December 01, 2004

Dividends that US shareholders receive from foreign corporations sometimes qualify for tax at a reduced rate of 15%.

The IRS answered questions about when the lower rate applies in mid-October.

The lower tax rate can only be claimed by individuals – not corporations. It will remain in effect only through 2008 unless extended by Congress. Dividends from a foreign corporation qualify only in three circumstances. They qualify if the foreign corporation is incorporated in a US possession, like Puerto Rico or the US Virgin Islands. They qualify if the dividend is paid on shares of a foreign corporation that are “readily tradable on an established securities market in the United States.” An example is dividends paid on American depository receipts, or “ADRs,” that are traded on a US stock exchange.

Dividends paid by a foreign corporation also qualify if the foreign corporation is entitled to benefits under a “comprehensive” tax treaty between its country of residence and the United States, but only if the treaty has provisions requiring the sharing of information between tax authorities in the two countries.

Certain types of foreign corporations are ineligible. An example is any foreign corporation that the US tax laws label a PFIC – or “passive foreign investment company.”  This is a foreign corporation that earns a large amount of dividends, interest or other “passive” income or a sizable percentage of whose assets are the kinds of assets that generate such income. Foreign corporations are not PFICs if a majority of the shares are owned by US persons each of whom owns at least 10% of the shares.

With that background, the IRS said in October that the 15% rate cannot be claimed on “subpart F income”— or corporate earnings that are taxed to US shareholders under lookthrough rules without waiting for the foreign corporation actually to pay a dividend.

However, it does apply to “section 1248 inclusions.” A foreign corporation might accumulate earnings without distributing them as dividends to shareholders. Later, when a shareholder sells his shares, he will receive a higher price that reflects the undistributed earnings still parked in the offshore corporation. In the distant past, shareholders might have tried to do this to get capital gains rates on the earnings. However, section 1248 of the US tax code recharacterizes part of the sales proceeds – up to the amount of undistributed earnings – as a “dividend.” The IRS said any such recharacterized income qualifies for the 15% rate.

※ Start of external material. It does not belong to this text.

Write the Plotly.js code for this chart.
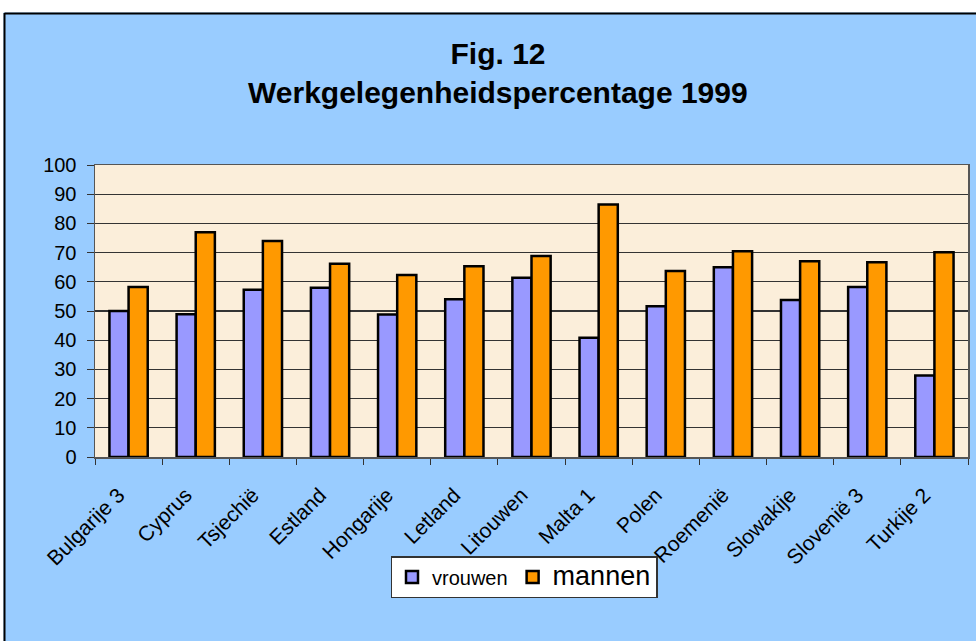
<!DOCTYPE html>
<html>
<head>
<meta charset="utf-8">
<script src="https://cdn.plot.ly/plotly-3.0.1.min.js"></script>
<style>html,body{margin:0;padding:0;background:#fff;}#chart{width:976px;height:641px;}</style>
</head>
<body>
<div id="chart"></div>
<script>
const countries = ["Bulgarije 3","Cyprus","Tsjechië","Estland","Hongarije","Letland","Litouwen","Malta 1","Polen","Roemenië","Slowakije","Slovenië 3","Turkije 2"];
const vrouwen = [50.0, 48.9, 57.3, 58.0, 48.8, 54.0, 61.4, 40.8, 51.6, 65.0, 53.8, 58.2, 27.9];
const mannen  = [58.2, 77.0, 74.0, 66.2, 62.3, 65.3, 68.8, 86.5, 63.7, 70.5, 67.0, 66.7, 70.1];
const yTicks = [0,10,20,30,40,50,60,70,80,90,100];

// plot area geometry (px) used for paper-coordinate conversions
const L = 95, R = 968, T = 165, B = 457;
const px = x => (x - L) / (R - L);
const py = y => (B - y) / (B - T);

const traces = [
  {type:'bar', name:'vrouwen', x:countries, y:vrouwen,
   marker:{color:'#9999FF', line:{color:'#000', width:2.5}}},
  {type:'bar', name:'<span style="font-size:27px">mannen</span>', x:countries, y:mannen,
   marker:{color:'#FF9900', line:{color:'#000', width:2.5}}}
];

const layout = {
  width:976, height:641,
  margin:{l:L, r:976-R, t:T, b:641-B, pad:0},
  paper_bgcolor:'#99CCFF',
  plot_bgcolor:'#FBEEDA',
  font:{family:'Arial, "Liberation Sans", sans-serif', color:'#000'},
  title:{text:'<b>Fig. 12</b>', font:{size:30, color:'#000'},
         x:px(498), xref:'paper', xanchor:'center', y:1-53/641, yref:'container', yanchor:'middle'},
  annotations:[{text:'<b>Werkgelegenheidspercentage 1999</b>', showarrow:false,
                xref:'paper', yref:'paper', x:px(498), y:py(92), xanchor:'center', yanchor:'middle',
                font:{size:30, color:'#000'}}],
  barmode:'group', bargap:0.43, bargroupgap:0,
  showlegend:true,
  legend:{orientation:'h', x:px(524), y:py(556), xanchor:'center', yanchor:'top',
          bgcolor:'#fff', bordercolor:'#333', borderwidth:1.5, font:{size:20, color:'#000'},
          traceorder:'normal', itemwidth:30},
  xaxis:{type:'category', tickangle:-45, tickfont:{size:21}, ticks:'outside', ticklen:6, tickcolor:'#333',
         tickson:'boundaries', ticklabelstandoff:16, ticklabelshift:-10,
         showline:true, linecolor:'#555', linewidth:1.5, mirror:true,
         showgrid:false, fixedrange:true},
  yaxis:{range:[0,100], tickvals:yTicks, ticktext:yTicks.map(String), tickfont:{size:20},
         ticks:'outside', ticklen:7, tickcolor:'#333', ticklabelstandoff:6,
         showline:true, linecolor:'#555', linewidth:1.5, mirror:true,
         showgrid:true, gridcolor:'#333', gridwidth:1.4, zeroline:false, fixedrange:true},
  shapes:[
    {type:'rect', xref:'paper', yref:'paper', x0:px(-5), x1:px(990), y0:py(12.5), y1:py(-5),
     fillcolor:'#fff', line:{width:0}, layer:'below'},
    {type:'rect', xref:'paper', yref:'paper', x0:px(-5), x1:px(3.5), y0:py(660), y1:py(-5),
     fillcolor:'#fff', line:{width:0}, layer:'below'},
    {type:'line', xref:'paper', yref:'paper', x0:px(4.5), x1:px(990), y0:py(13.5), y1:py(13.5),
     line:{color:'#000', width:2}},
    {type:'line', xref:'paper', yref:'paper', x0:px(4.5), x1:px(4.5), y0:py(13), y1:py(660),
     line:{color:'#000', width:2}}
  ]
};

Plotly.newPlot('chart', traces, layout, {displayModeBar:false, staticPlot:true});
</script>
</body>
</html>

The IRS also said that whether dividends from a foreign corporation that is a PFIC qualify must be made on a shareholder-by-shareholder basis. Thus, dividends paid to one shareholder might be taxed at the 15% rate while dividends paid to other shareholders are not. In general, since January 1, 1998, a corporation cannot be a PFIC if a majority of its shareholders are US persons each of whom owns at least 10% of the shares. The agency cautioned that if the foreign corporation was a PFIC before this date, then it remains a PFIC and its dividends will not qualify for the lower tax rate.

The IRS guidance is in Notice 2004-70.

The 15% tax rate has complicated foreign tax planning for outbound investments by US private equity funds. To the extent the funds raise capital from individuals, they have had to pay attention in structuring offshore investments to take advantage of the 15% rate.